- Traditional narratives insist that the fourth quarter is the most important time of the year for retailers.
- But just 26.73% of US retail sales occurred in the fourth quarter in 2016, and that number hasn’t exceeded 27.88% since 1992.
- Fourth-quarter retail myths persist because it’s the only time of the year when everyone’s gift-giving schedules align, so it feels like everyone is shopping more than they actually are.
The fourth quarter is the most important time of the year for retailers. And as traditional, brick-and-mortar-based companies struggle to pay down debt and adapt to innovative competitors like Amazon, the holiday season is their only break from the damage they absorb during the spring and summer.
At least, that’s what we’re told.
While traditional narratives would insist otherwise, it turns out that the fourth quarter is not much busier than the rest of the year for the retail industry. In fact, by some measures, its importance has declined over the past 25 years.
Retail sales are almost even throughout the year
In 2016, 26.73% of US retail sales occurred in the fourth quarter, down from 27.72% in 1992, 24 years prior.
And while that number has exceeded 25% in 23 of the past 24 years, it hasn’t risen above 27.88%. This means that, even as the internet and smartphones have revolutionised the way we shop, the seasonal timing of our purchases hasn’t changed much.
Since 1992, we’ve reallocated about 1% of our Q4 retail budgets, most of which has gone to the first quarter, where the percentage of annual retail sales has increased from 22.33% to 23.08%.
The rise of e-commerce hasn’t changed our seasonal spending distribution
What makes this fact more surprising is that since the US Census Bureau began tracking e-commerce, we’ve done about a third of our online shopping in the fourth quarter each year.
And while e-commerce is still a small percentage of total retail sales, it’s expanded at a rapid pace since 2000.
Given that e-commerce spending has increased most in the fourth quarter, it would be reasonable to expect a slight increase in the percentage of total, fourth-quarter retail sales.
But that hasn’t happened. In fact, some of the businesses that are most reliant on holiday spending have seen the largest negative trend in the percentage of annual sales that occur in the fourth quarter. GAFO stands for “general merchandise, apparel and accessories, furniture and other sales,” which includes many of the products we most often associate with holiday spending, like clothes, electronics, books, and greeting cards.
But in 2016, 28.86% of annual GAFO sales occurred in the fourth quarter, down 3.89% since 1992 and 1.99% since 2000.
This leads to a strange paradox: As e-commerce takes on a larger role in the retail industry, the businesses that receive the most attention during the holidays have become less reliant on fourth-quarter revenue.
Our fourth-quarter misconceptions are a matter of personal and cultural narratives
Why has this happened? And why do fourth-quarter myths persist? The answer to both has something to do with the narratives Americans receive and create around spending.

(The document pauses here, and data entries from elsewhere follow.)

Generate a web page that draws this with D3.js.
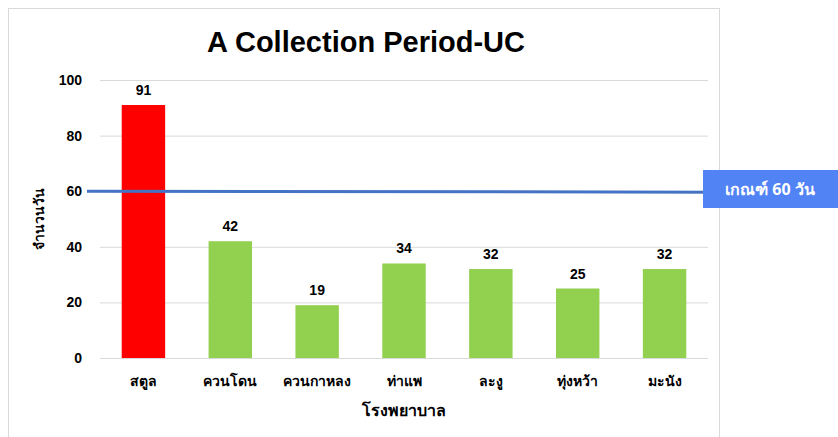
<!doctype html>
<html>
<head>
<meta charset="utf-8">
<script src="https://d3js.org/d3.v7.min.js"></script>
<style>
  body { margin: 0; background: #fff; }
  svg text { font-family: "Liberation Sans", Arial, sans-serif; }
</style>
</head>
<body>
<script>
// data
var hospitals = ["สตูล", "ควนโดน", "ควนกาหลง", "ท่าแพ", "ละงู", "ทุ่งหว้า", "มะนัง"];
var days = [91, 42, 19, 34, 32, 25, 32];
var barColors = ["#ff0000", "#92d050", "#92d050", "#92d050", "#92d050", "#92d050", "#92d050"];
var yTicks = [0, 20, 40, 60, 80, 100];
var target = 60;
var targetLabel = "เกณฑ์ 60 วัน";

var W = 838, H = 437;
var svg = d3.select("body").append("svg")
  .attr("width", W).attr("height", H);

// chart frame
svg.append("rect")
  .attr("x", 8.5).attr("y", 8.5)
  .attr("width", 711).attr("height", 440)
  .attr("fill", "#fff").attr("stroke", "#d9d9d9");

var x = d3.scaleBand().domain(hospitals).range([100, 708])
  .paddingInner(0.5).paddingOuter(0.25);
var y = d3.scaleLinear().domain([0, 100]).range([358, 80]);

// gridlines + y labels
var yAxis = d3.axisLeft(y).tickValues(yTicks).tickSize(-608).tickPadding(18);
var gy = svg.append("g").attr("transform", "translate(100,0)").call(yAxis);
gy.select(".domain").remove();
gy.selectAll(".tick line").attr("stroke", "#d9d9d9");
gy.selectAll(".tick text")
  .attr("font-size", 14).attr("font-weight", "bold").attr("fill", "#000")
  .attr("font-family", "Liberation Sans, Arial, sans-serif");

// bars
svg.selectAll(".bar").data(days).enter().append("rect")
  .attr("class", "bar")
  .attr("x", function(d, i) { return x(hospitals[i]); })
  .attr("y", function(d) { return y(d); })
  .attr("width", x.bandwidth())
  .attr("height", function(d) { return y(0) - y(d); })
  .attr("fill", function(d, i) { return barColors[i]; });

// value labels
svg.selectAll(".val").data(days).enter().append("text")
  .attr("x", function(d, i) { return x(hospitals[i]) + x.bandwidth() / 2; })
  .attr("y", function(d) { return y(d) - 10; })
  .attr("text-anchor", "middle")
  .attr("font-size", 14).attr("font-weight", "bold")
  .text(function(d) { return d; });

// x labels
var xAxis = d3.axisBottom(x).tickSize(0).tickPadding(18);
var gx = svg.append("g").attr("transform", "translate(0,358)").call(xAxis);
gx.select(".domain").remove();
gx.selectAll(".tick text")
  .attr("font-size", 14).attr("font-weight", "bold").attr("fill", "#000")
  .attr("font-family", "Noto Sans, sans-serif");

// axis titles
svg.append("text")
  .attr("x", 404).attr("y", 416)
  .attr("text-anchor", "middle")
  .attr("font-size", 16).attr("font-weight", "bold")
  .style("font-family", "Noto Sans, sans-serif")
  .text("โรงพยาบาล");

svg.append("text")
  .attr("transform", "translate(44,219) rotate(-90)")
  .attr("text-anchor", "middle")
  .attr("font-size", 14).attr("font-weight", "bold")
  .style("font-family", "Noto Sans, sans-serif")
  .text("จำนวนวัน");

// title
svg.append("text")
  .attr("x", 366).attr("y", 52)
  .attr("text-anchor", "middle")
  .attr("font-size", 29).attr("font-weight", "bold")
  .text("A Collection Period-UC");

// target line
svg.append("line")
  .attr("x1", 87).attr("x2", 720)
  .attr("y1", y(target)).attr("y2", y(target) + 1)
  .attr("stroke", "#4472c4").attr("stroke-width", 3);

svg.append("rect")
  .attr("x", 703).attr("y", 170)
  .attr("width", 135).attr("height", 38)
  .attr("fill", "#5283f5");
svg.append("text")
  .attr("x", 770).attr("y", 195)
  .attr("text-anchor", "middle")
  .attr("font-size", 16).attr("font-weight", "bold").attr("fill", "#fff")
  .style("font-family", "Noto Sans, sans-serif")
  .text(targetLabel);
</script>
</body>
</html>
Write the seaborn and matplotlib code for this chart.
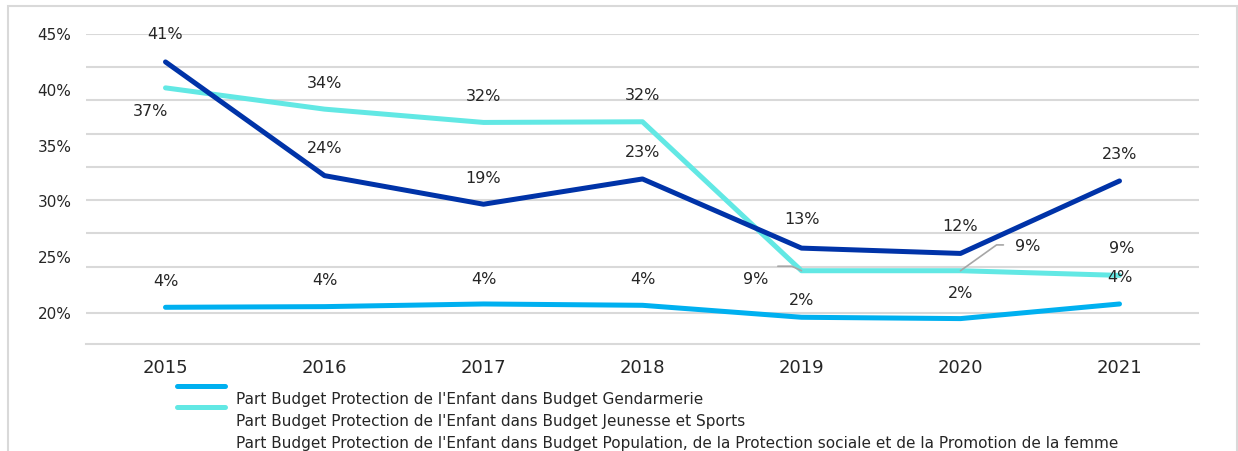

Americans are often most focused on spending during the holidays – when they have to buy gifts for more people than at any other time during the year – and are less focused during the rest of the year, when there isn’t a seasonal narrative to explain their spending. From birthday and wedding gifts to household goods like toothpaste and soap, consumers spend plenty of money at retailers year-round. But they’re never made to believe these purchases have any specific, collective significance.
And given that retailers have trained consumers to buy everything on sale, they have been forced to offer discounts throughout the year. This means that shoppers don’t feel the need to wait to make big purchases the way they might have in the past. If you’re looking for a new, flat-screen TV, chances are you can find one at a significant discount within 10 minutes of searching online, no matter when you’re searching.
So why do many still think that shoppers do most of their retail spending during the fourth quarter? Because everyone is doing the same kind of spending at the same time. There are plenty of special occasions that require gifts throughout the year, but the fourth quarter is the only time when everyone’s gift-giving schedules are aligned. Families, friends, co-workers, and news providers can’t stop talking about all of the shopping you have to do between Thanksgiving and Christmas, so retail spending stays front-of-mind before, during, and after the holiday season.
Which means, that strain you start to feel on your wallet after summer ends? It’s all in your head.